Provided data:
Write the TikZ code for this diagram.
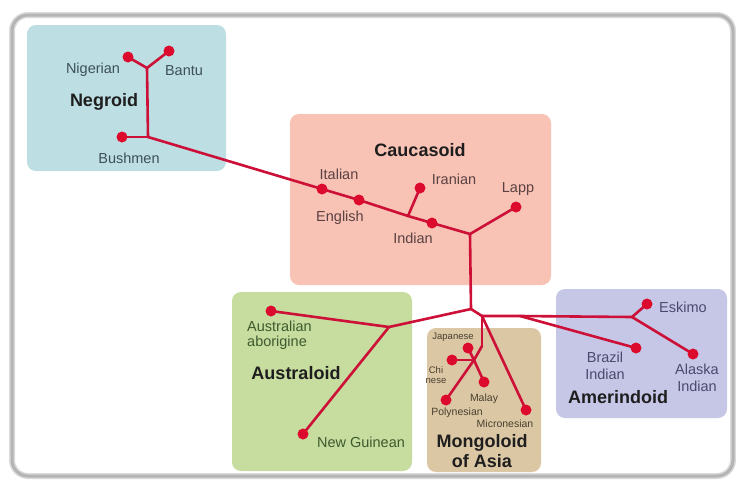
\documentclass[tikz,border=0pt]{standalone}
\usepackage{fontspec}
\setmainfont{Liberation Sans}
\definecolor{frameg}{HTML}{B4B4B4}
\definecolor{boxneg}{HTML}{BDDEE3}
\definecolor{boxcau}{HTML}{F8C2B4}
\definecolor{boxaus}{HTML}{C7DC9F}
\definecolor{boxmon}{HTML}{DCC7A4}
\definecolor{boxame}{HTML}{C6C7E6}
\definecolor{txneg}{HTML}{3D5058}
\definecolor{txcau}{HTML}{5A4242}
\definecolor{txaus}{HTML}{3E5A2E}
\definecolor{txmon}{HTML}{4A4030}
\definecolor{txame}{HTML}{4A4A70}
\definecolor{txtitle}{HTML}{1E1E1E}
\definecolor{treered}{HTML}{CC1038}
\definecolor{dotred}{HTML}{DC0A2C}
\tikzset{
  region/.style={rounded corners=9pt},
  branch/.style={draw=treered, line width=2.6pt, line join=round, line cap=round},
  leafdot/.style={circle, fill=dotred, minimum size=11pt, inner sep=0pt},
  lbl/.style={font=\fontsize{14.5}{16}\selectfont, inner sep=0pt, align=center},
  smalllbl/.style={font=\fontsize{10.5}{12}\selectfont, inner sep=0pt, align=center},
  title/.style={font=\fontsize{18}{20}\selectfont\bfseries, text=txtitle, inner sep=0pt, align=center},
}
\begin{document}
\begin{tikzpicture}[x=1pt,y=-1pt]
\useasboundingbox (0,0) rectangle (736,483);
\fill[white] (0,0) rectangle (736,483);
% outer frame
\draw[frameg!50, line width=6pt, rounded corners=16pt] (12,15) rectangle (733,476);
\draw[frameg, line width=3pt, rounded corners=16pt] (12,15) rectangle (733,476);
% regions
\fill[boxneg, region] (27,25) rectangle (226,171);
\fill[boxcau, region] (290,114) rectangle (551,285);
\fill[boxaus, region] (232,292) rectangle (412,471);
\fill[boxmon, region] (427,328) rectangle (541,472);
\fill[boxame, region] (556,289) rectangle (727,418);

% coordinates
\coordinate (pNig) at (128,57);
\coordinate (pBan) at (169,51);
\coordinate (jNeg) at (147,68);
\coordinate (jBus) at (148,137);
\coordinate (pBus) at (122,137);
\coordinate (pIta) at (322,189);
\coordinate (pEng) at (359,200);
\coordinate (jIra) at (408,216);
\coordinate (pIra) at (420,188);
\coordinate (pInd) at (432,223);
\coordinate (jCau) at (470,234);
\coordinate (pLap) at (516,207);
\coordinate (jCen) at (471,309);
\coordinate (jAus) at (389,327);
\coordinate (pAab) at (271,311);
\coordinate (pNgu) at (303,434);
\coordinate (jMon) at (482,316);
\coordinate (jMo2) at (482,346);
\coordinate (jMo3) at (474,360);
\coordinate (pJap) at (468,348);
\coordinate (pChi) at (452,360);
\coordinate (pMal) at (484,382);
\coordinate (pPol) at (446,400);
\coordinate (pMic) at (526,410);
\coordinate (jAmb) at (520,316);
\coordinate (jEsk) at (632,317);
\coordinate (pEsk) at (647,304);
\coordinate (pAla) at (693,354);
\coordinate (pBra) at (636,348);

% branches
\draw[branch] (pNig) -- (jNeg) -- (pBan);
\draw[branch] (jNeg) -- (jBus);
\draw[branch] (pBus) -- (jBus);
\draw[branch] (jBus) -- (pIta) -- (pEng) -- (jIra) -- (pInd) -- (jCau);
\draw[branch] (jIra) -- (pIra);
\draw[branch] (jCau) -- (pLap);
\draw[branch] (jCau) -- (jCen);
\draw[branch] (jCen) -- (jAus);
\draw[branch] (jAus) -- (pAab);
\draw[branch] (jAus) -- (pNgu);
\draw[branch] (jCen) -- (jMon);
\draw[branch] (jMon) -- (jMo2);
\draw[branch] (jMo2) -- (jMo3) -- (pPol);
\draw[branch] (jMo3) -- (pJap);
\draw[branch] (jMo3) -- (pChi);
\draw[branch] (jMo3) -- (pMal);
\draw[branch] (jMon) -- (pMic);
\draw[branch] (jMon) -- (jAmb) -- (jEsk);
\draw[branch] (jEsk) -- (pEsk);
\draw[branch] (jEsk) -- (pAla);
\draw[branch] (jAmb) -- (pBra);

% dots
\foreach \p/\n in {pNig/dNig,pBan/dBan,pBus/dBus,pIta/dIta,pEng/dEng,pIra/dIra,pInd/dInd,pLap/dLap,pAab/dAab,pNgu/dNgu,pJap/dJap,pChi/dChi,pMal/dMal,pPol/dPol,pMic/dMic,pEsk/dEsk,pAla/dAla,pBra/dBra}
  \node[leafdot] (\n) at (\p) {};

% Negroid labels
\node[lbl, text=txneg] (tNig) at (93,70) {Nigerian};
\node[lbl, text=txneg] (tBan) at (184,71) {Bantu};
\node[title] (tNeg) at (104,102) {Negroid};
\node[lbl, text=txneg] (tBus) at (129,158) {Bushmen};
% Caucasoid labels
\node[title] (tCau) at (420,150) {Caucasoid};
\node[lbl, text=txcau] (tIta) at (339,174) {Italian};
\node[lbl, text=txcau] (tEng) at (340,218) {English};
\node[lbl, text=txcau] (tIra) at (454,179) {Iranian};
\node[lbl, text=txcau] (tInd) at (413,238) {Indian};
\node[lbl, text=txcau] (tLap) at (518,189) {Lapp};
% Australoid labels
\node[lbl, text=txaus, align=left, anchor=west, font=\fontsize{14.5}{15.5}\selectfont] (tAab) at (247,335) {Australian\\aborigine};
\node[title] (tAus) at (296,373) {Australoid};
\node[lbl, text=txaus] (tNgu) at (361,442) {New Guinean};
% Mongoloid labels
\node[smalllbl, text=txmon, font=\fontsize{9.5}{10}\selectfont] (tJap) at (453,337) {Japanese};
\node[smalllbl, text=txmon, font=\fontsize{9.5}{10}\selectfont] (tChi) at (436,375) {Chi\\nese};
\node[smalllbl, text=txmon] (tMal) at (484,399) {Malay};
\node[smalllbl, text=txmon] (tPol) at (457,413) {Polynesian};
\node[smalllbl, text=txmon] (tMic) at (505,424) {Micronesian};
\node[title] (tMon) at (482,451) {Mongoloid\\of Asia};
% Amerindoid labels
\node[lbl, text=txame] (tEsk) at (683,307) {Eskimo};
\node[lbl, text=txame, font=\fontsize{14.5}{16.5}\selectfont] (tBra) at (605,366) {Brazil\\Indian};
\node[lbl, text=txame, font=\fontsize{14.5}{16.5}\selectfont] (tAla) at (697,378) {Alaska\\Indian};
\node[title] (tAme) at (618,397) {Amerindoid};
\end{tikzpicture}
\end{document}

Job: Give every line back word for word and leave the pictures out.

The solution:
Write the TikZ code for this diagram.
\documentclass[tikz,border=0pt]{standalone}
\usepackage{fontspec}
\setmainfont{Liberation Sans}
\definecolor{frameg}{HTML}{B4B4B4}
\definecolor{boxneg}{HTML}{BDDEE3}
\definecolor{boxcau}{HTML}{F8C2B4}
\definecolor{boxaus}{HTML}{C7DC9F}
\definecolor{boxmon}{HTML}{DCC7A4}
\definecolor{boxame}{HTML}{C6C7E6}
\definecolor{txneg}{HTML}{3D5058}
\definecolor{txcau}{HTML}{5A4242}
\definecolor{txaus}{HTML}{3E5A2E}
\definecolor{txmon}{HTML}{4A4030}
\definecolor{txame}{HTML}{4A4A70}
\definecolor{txtitle}{HTML}{1E1E1E}
\definecolor{treered}{HTML}{CC1038}
\definecolor{dotred}{HTML}{DC0A2C}
\tikzset{
  region/.style={rounded corners=9pt},
  branch/.style={draw=treered, line width=2.6pt, line join=round, line cap=round},
  leafdot/.style={circle, fill=dotred, minimum size=11pt, inner sep=0pt},
  lbl/.style={font=\fontsize{14.5}{16}\selectfont, inner sep=0pt, align=center},
  smalllbl/.style={font=\fontsize{10.5}{12}\selectfont, inner sep=0pt, align=center},
  title/.style={font=\fontsize{18}{20}\selectfont\bfseries, text=txtitle, inner sep=0pt, align=center},
}
\begin{document}
\begin{tikzpicture}[x=1pt,y=-1pt]
\useasboundingbox (0,0) rectangle (736,483);
\fill[white] (0,0) rectangle (736,483);
% outer frame
\draw[frameg!50, line width=6pt, rounded corners=16pt] (12,15) rectangle (733,476);
\draw[frameg, line width=3pt, rounded corners=16pt] (12,15) rectangle (733,476);
% regions
\fill[boxneg, region] (27,25) rectangle (226,171);
\fill[boxcau, region] (290,114) rectangle (551,285);
\fill[boxaus, region] (232,292) rectangle (412,471);
\fill[boxmon, region] (427,328) rectangle (541,472);
\fill[boxame, region] (556,289) rectangle (727,418);

% coordinates
\coordinate (pNig) at (128,57);
\coordinate (pBan) at (169,51);
\coordinate (jNeg) at (147,68);
\coordinate (jBus) at (148,137);
\coordinate (pBus) at (122,137);
\coordinate (pIta) at (322,189);
\coordinate (pEng) at (359,200);
\coordinate (jIra) at (408,216);
\coordinate (pIra) at (420,188);
\coordinate (pInd) at (432,223);
\coordinate (jCau) at (470,234);
\coordinate (pLap) at (516,207);
\coordinate (jCen) at (471,309);
\coordinate (jAus) at (389,327);
\coordinate (pAab) at (271,311);
\coordinate (pNgu) at (303,434);
\coordinate (jMon) at (482,316);
\coordinate (jMo2) at (482,346);
\coordinate (jMo3) at (474,360);
\coordinate (pJap) at (468,348);
\coordinate (pChi) at (452,360);
\coordinate (pMal) at (484,382);
\coordinate (pPol) at (446,400);
\coordinate (pMic) at (526,410);
\coordinate (jAmb) at (520,316);
\coordinate (jEsk) at (632,317);
\coordinate (pEsk) at (647,304);
\coordinate (pAla) at (693,354);
\coordinate (pBra) at (636,348);

% branches
\draw[branch] (pNig) -- (jNeg) -- (pBan);
\draw[branch] (jNeg) -- (jBus);
\draw[branch] (pBus) -- (jBus);
\draw[branch] (jBus) -- (pIta) -- (pEng) -- (jIra) -- (pInd) -- (jCau);
\draw[branch] (jIra) -- (pIra);
\draw[branch] (jCau) -- (pLap);
\draw[branch] (jCau) -- (jCen);
\draw[branch] (jCen) -- (jAus);
\draw[branch] (jAus) -- (pAab);
\draw[branch] (jAus) -- (pNgu);
\draw[branch] (jCen) -- (jMon);
\draw[branch] (jMon) -- (jMo2);
\draw[branch] (jMo2) -- (jMo3) -- (pPol);
\draw[branch] (jMo3) -- (pJap);
\draw[branch] (jMo3) -- (pChi);
\draw[branch] (jMo3) -- (pMal);
\draw[branch] (jMon) -- (pMic);
\draw[branch] (jMon) -- (jAmb) -- (jEsk);
\draw[branch] (jEsk) -- (pEsk);
\draw[branch] (jEsk) -- (pAla);
\draw[branch] (jAmb) -- (pBra);

% dots
\foreach \p/\n in {pNig/dNig,pBan/dBan,pBus/dBus,pIta/dIta,pEng/dEng,pIra/dIra,pInd/dInd,pLap/dLap,pAab/dAab,pNgu/dNgu,pJap/dJap,pChi/dChi,pMal/dMal,pPol/dPol,pMic/dMic,pEsk/dEsk,pAla/dAla,pBra/dBra}
  \node[leafdot] (\n) at (\p) {};

% Negroid labels
\node[lbl, text=txneg] (tNig) at (93,70) {Nigerian};
\node[lbl, text=txneg] (tBan) at (184,71) {Bantu};
\node[title] (tNeg) at (104,102) {Negroid};
\node[lbl, text=txneg] (tBus) at (129,158) {Bushmen};
% Caucasoid labels
\node[title] (tCau) at (420,150) {Caucasoid};
\node[lbl, text=txcau] (tIta) at (339,174) {Italian};
\node[lbl, text=txcau] (tEng) at (340,218) {English};
\node[lbl, text=txcau] (tIra) at (454,179) {Iranian};
\node[lbl, text=txcau] (tInd) at (413,238) {Indian};
\node[lbl, text=txcau] (tLap) at (518,189) {Lapp};
% Australoid labels
\node[lbl, text=txaus, align=left, anchor=west, font=\fontsize{14.5}{15.5}\selectfont] (tAab) at (247,335) {Australian\\aborigine};
\node[title] (tAus) at (296,373) {Australoid};
\node[lbl, text=txaus] (tNgu) at (361,442) {New Guinean};
% Mongoloid labels
\node[smalllbl, text=txmon, font=\fontsize{9.5}{10}\selectfont] (tJap) at (453,337) {Japanese};
\node[smalllbl, text=txmon, font=\fontsize{9.5}{10}\selectfont] (tChi) at (436,375) {Chi\\nese};
\node[smalllbl, text=txmon] (tMal) at (484,399) {Malay};
\node[smalllbl, text=txmon] (tPol) at (457,413) {Polynesian};
\node[smalllbl, text=txmon] (tMic) at (505,424) {Micronesian};
\node[title] (tMon) at (482,451) {Mongoloid\\of Asia};
% Amerindoid labels
\node[lbl, text=txame] (tEsk) at (683,307) {Eskimo};
\node[lbl, text=txame, font=\fontsize{14.5}{16.5}\selectfont] (tBra) at (605,366) {Brazil\\Indian};
\node[lbl, text=txame, font=\fontsize{14.5}{16.5}\selectfont] (tAla) at (697,378) {Alaska\\Indian};
\node[title] (tAme) at (618,397) {Amerindoid};
\end{tikzpicture}
\end{document}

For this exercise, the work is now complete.